Plaintiff argues next, again without statutory, regulatory, or case support, that the Board was required to “bump” one of the incumbent assistant directors, and offer the job to him as a demotion. There is no requirement that the Board take such action; the law does not require it. Similarly, there is no support for the contention that the Board should have created a new assistant director position during the reorganization and placed him in that position. The Board was not required to do so under the law, and, in fact, such positions have not been created since.

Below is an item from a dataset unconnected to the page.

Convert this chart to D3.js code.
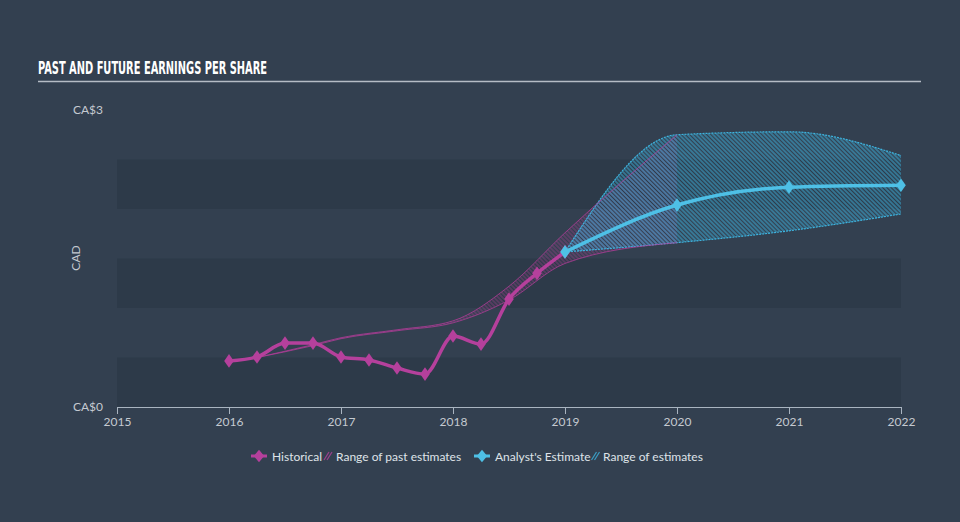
<!DOCTYPE html>
<html><head><meta charset="utf-8">
<script src="https://cdn.jsdelivr.net/npm/d3@7"></script>
<style>body{margin:0;background:#334050;}svg{display:block;}</style>
</head><body><svg id="c" width="960" height="522"></svg>
<script>
const histX=[2016,2016.25,2016.5,2016.75,2017,2017.25,2017.5,2017.75,2018,2018.25,2018.5,2018.75,2019];
const histY=[0.465,0.505,0.646,0.646,0.505,0.475,0.394,0.333,0.717,0.636,1.09,1.35,1.566];
const estX=[2019,2020,2021,2022];
const estY=[1.566,2.04,2.22,2.24];
const estHigh=[1.566,2.75,2.78,2.54];
const estLow=[1.566,1.66,1.78,1.95];
const pastX=[2016.25,2016.75,2017,2017.5,2018,2018.5,2019,2020];
const pastHigh=[0.5,0.63,0.70,0.78,0.87,1.22,1.76,2.75];
const pastLow=[0.5,0.62,0.69,0.77,0.85,1.08,1.45,1.66];
const xTicks=[2015,2016,2017,2018,2019,2020,2021,2022];
const yTicks=[0,3];
const bands=[[0,0.5],[1,1.5],[2,2.5]];

const svg=d3.select("#c");
const W=960,H=522;
svg.append("rect").attr("width",W).attr("height",H).attr("fill","#334050");
const x=d3.scaleLinear().domain([2015,2022]).range([117,901]);
const y=d3.scaleLinear().domain([0,3]).range([407,110]);

const defs=svg.append("defs");
function hatch(id,color,sw,op){
  const p=defs.append("pattern").attr("id",id).attr("patternUnits","userSpaceOnUse")
    .attr("width",3).attr("height",3).attr("patternTransform","rotate(-45)");
  p.append("line").attr("x1",1).attr("y1",0).attr("x2",1).attr("y2",3)
    .attr("stroke",color).attr("stroke-width",sw).attr("stroke-opacity",op);
}
hatch("hc","#3db3de",1.3,0.75);
hatch("hm","#c040a0",1.0,0.55);

// title
svg.append("text").attr("x",38).attr("y",74).text("PAST AND FUTURE EARNINGS PER SHARE")
  .attr("font-family","'Liberation Sans Narrow','DejaVu Sans Condensed',sans-serif")
  .attr("font-weight","bold").attr("font-size",18).attr("fill","#ffffff")
  .attr("textLength",229).attr("lengthAdjust","spacingAndGlyphs");
svg.append("line").attr("x1",38).attr("x2",921).attr("y1",81.5).attr("y2",81.5)
  .attr("stroke","#b5bcc5").attr("stroke-width",1.5);

// bands
svg.append("g").selectAll("rect").data(bands).join("rect")
  .attr("x",x(2015)).attr("width",x(2022)-x(2015))
  .attr("y",d=>y(d[1])).attr("height",d=>y(d[0])-y(d[1]))
  .attr("fill","#2d3a49");

// y axis
const ya=svg.append("g").attr("transform",`translate(${x(2015)},0)`)
  .call(d3.axisLeft(y).tickValues(yTicks).tickSize(0).tickPadding(14).tickFormat(d=>"CA$"+d));
ya.select(".domain").remove();
ya.selectAll("text").attr("fill","#c5cad1").attr("font-size",12).attr("font-family","Lato,'Open Sans',sans-serif");
svg.append("text").attr("transform","translate(80,258) rotate(-90)").attr("text-anchor","middle")
  .text("CAD").attr("fill","#c5cad1").attr("font-size",12).attr("font-family","Lato,'Open Sans',sans-serif");

// x axis
const xa=svg.append("g").attr("transform","translate(0,407)")
  .call(d3.axisBottom(x).tickValues(xTicks).tickSize(7).tickSizeOuter(7).tickPadding(3).tickFormat(d3.format("d")));
xa.select(".domain").attr("stroke","#a9b4c0");
xa.selectAll(".tick line").attr("stroke","#a9b4c0");
xa.selectAll("text").attr("fill","#c5cad1").attr("font-size",12).attr("font-family","Lato,'Open Sans',sans-serif");

const curve=d3.curveMonotoneX;
// past range (underneath)
const pIdx=d3.range(pastX.length);
const areaP=d3.area().x(i=>x(pastX[i])).y0(i=>y(pastLow[i])).y1(i=>y(pastHigh[i])).curve(curve);
svg.append("path").attr("d",areaP(pIdx)).attr("fill","url(#hm)");
// estimate range
const estIdx=d3.range(estX.length);
const areaE=d3.area().x(i=>x(estX[i])).y0(i=>y(estLow[i])).y1(i=>y(estHigh[i])).curve(curve);
svg.append("path").attr("d",areaE(estIdx)).attr("fill","url(#hc)");
["h","l"].forEach(k=>{
  const arr=k==="h"?estHigh:estLow;
  svg.append("path").attr("d",d3.line().x(i=>x(estX[i])).y(i=>y(arr[i])).curve(curve)(estIdx))
    .attr("fill","none").attr("stroke","#3db3de").attr("stroke-width",1.2).attr("stroke-dasharray","2,1");
});
["h","l"].forEach(k=>{
  const arr=k==="h"?pastHigh:pastLow;
  svg.append("path").attr("d",d3.line().x(i=>x(pastX[i])).y(i=>y(arr[i])).curve(curve)(pIdx))
    .attr("fill","none").attr("stroke","#b83c9c").attr("stroke-width",0.9).attr("stroke-opacity",0.8);
});

// historical line
const hIdx=d3.range(histX.length);
svg.append("path").attr("d",d3.line().x(i=>x(histX[i])).y(i=>y(histY[i])).curve(curve)(hIdx))
  .attr("fill","none").attr("stroke","#b5409c").attr("stroke-width",3.5).attr("stroke-linejoin","round");
const diamond=d3.symbol().type(d3.symbolDiamond).size(60);
svg.append("g").selectAll("path").data(hIdx).join("path")
  .attr("transform",i=>`translate(${x(histX[i])},${y(histY[i])}) scale(1.15,0.95)`)
  .attr("d",diamond).attr("fill","#b5409c");

// estimate line
svg.append("path").attr("d",d3.line().x(i=>x(estX[i])).y(i=>y(estY[i])).curve(curve)(estIdx))
  .attr("fill","none").attr("stroke","#4ec0e6").attr("stroke-width",3.5).attr("stroke-linejoin","round");
svg.append("g").selectAll("path").data(estIdx).join("path")
  .attr("transform",i=>`translate(${x(estX[i])},${y(estY[i])}) scale(1.15,0.95)`)
  .attr("d",diamond).attr("fill","#4ec0e6");

// legend
const lg=svg.append("g").attr("font-family","Lato,'Open Sans',sans-serif").attr("font-size",12).attr("fill","#dfe3e8");
function legItem(cx,color,label,tx){
  lg.append("line").attr("x1",cx-8).attr("x2",cx+8).attr("y1",456).attr("y2",456).attr("stroke",color).attr("stroke-width",3);
  lg.append("path").attr("transform",`translate(${cx},456) scale(1.3,0.9)`).attr("d",d3.symbol().type(d3.symbolDiamond).size(55)).attr("fill",color);
  lg.append("text").attr("x",tx).attr("y",460.5).text(label);
}
function legHatch(cx,color,label,tx){
  [-2,1].forEach(o=>{
    lg.append("line").attr("x1",cx+o-2.5).attr("y1",460).attr("x2",cx+o+2.5).attr("y2",452)
      .attr("stroke",color).attr("stroke-width",1.2).attr("stroke-opacity",0.8);
  });
  lg.append("text").attr("x",tx).attr("y",460.5).text(label);
}
legItem(259,"#b5409c","Historical",272);
legHatch(328.5,"#b5409c","Range of past estimates",336);
legItem(482,"#4ec0e6","Analyst's Estimate",495);
legHatch(596,"#3db3de","Range of estimates",603);
</script></body></html>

Finally, plaintiff cannot make a case that he should have been placed in the position of assistant director in the Division of Consumer and Community Affairs which was created fourteen months after plaintiffs own position was eliminated. The time period itself defeats plaintiffs argument, as does the fact that he had no legal training which the Board properly regarded as an important consideration with respect to that position.
Ill
For the reasons stated, the Court will grant defendant’s motion for summary judgment and deny plaintiffs cross motion for summary judgment.
. The Federal Reserve System vests in its Board exclusive jurisdiction regarding all employment matters. The Board has adopted regulations which track the Act. See 12 C.F.R. Part 268.
. Plaintiff's cross-motion for summary judgment consists of some 150 pages, not counting attachments. Although the papers are labelled "Cross Motion," "Statement of Material Facts Not in Dispute,” and "Argument," the material is repetitious, and most of it is rank hearsay, plaintiff's subjective reactions to various events, and other musings and speculations. Very little is of the quality required in the summary judgment context. In the aggregate it does not overcome defendant’s material, sworn evidence.